Consumers can develop completely differing and opposing perceptions of the same product or brand due to their vastly different sensory experiences within the world, and also by how they interpret any information presented to them. Three perceptual processes can affect how a consumer cultivates their perception of a product or brand.

Due to the immense amount of advertising a consumer will be exposed to during the day, consumers engage in “selective attention” in order to prioritise their attention towards advertising material that relates to offerings that will specifically interest them, or fulfill their wants or needs. This means that they will filter out and ignore other advertisements or marketing messages deemed unimportant or unnecessary to them, making it much harder for marketing communicator's to attract their attention. “Selective distortion” involves a consumer unconsciously altering or shaping received information to fit to the personal meaning they already have regarding a product or brands attached message.
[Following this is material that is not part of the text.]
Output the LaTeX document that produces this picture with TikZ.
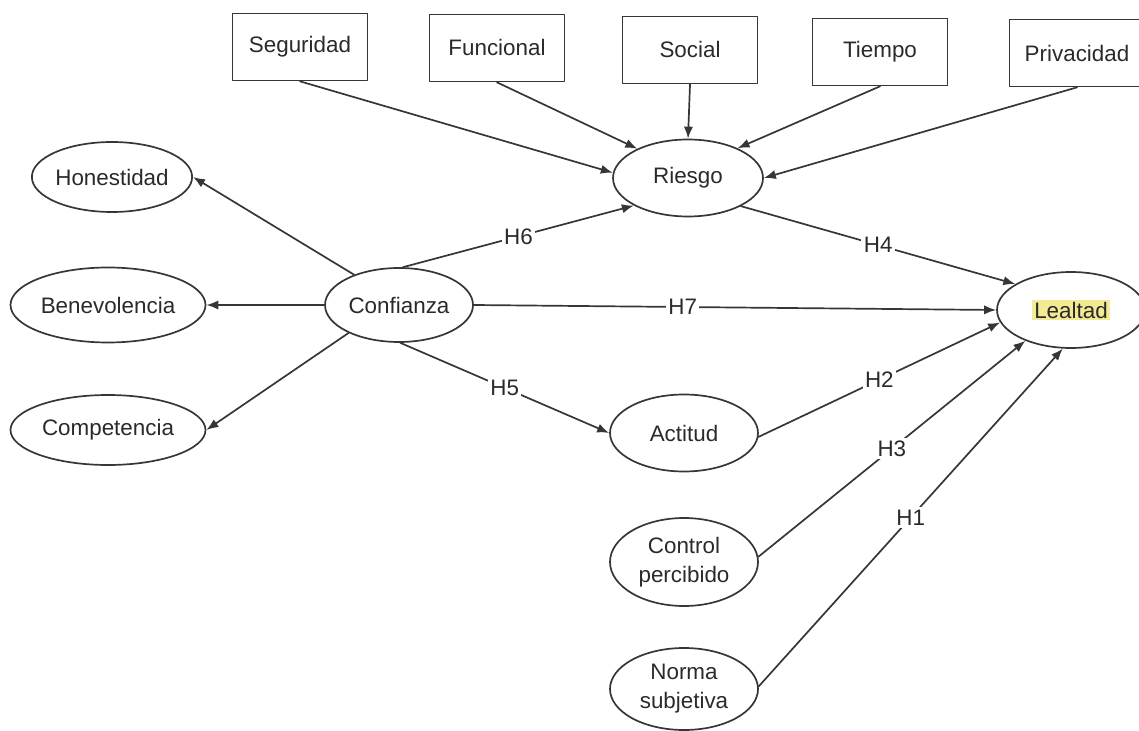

Depending on their personal capacity to remember messages or information, a consumer may engage in “selective retention” by simply forgetting or remembering the message being marketed to them. This requires marketing communicator's to focus on highlighting positive points regarding their market offering, which are more likely to remain in the consumer's memory.

== Beliefs and Attitudes ==

People accumulate beliefs and attitudes through their actions and learning processes, and these can influence their buying behaviour. Beliefs can be based upon a person's opinions, faith, or knowledge (regardless of whether the knowledge is correct or incorrect). One of a marketing communicator's primary objectives is to inform the consumer with correct information in order to affirm or reaffirm a positive belief that the offering they are marketing is the desired destination for the consumer's purchasing journey. Pre-existing beliefs regarding a product or brand can impact a customer's purchasing behaviour though, as a consumer who has been previously misinformed about an offering will hold a negative or incorrect belief that the offering isn't suitable for them.

Attitude is used to describe a consumer's feelings or tendencies towards an offering, and will usually be reflected in that consumer's purchasing behaviour, specifically in regards to whether they do or do not either purchase the product or emotionally invest in the message on offer.

Attitudes can be difficult to change due to the amount of time it takes to develop and cultivate them, and therefore it is best to try and aim the marketing message towards consumers with a similar attitude. A huge part of marketing communications concerns changing people's attitudes, and instilling a new belief within them that their product, brand, or message is the most suitable and desirable offering available to the consumer.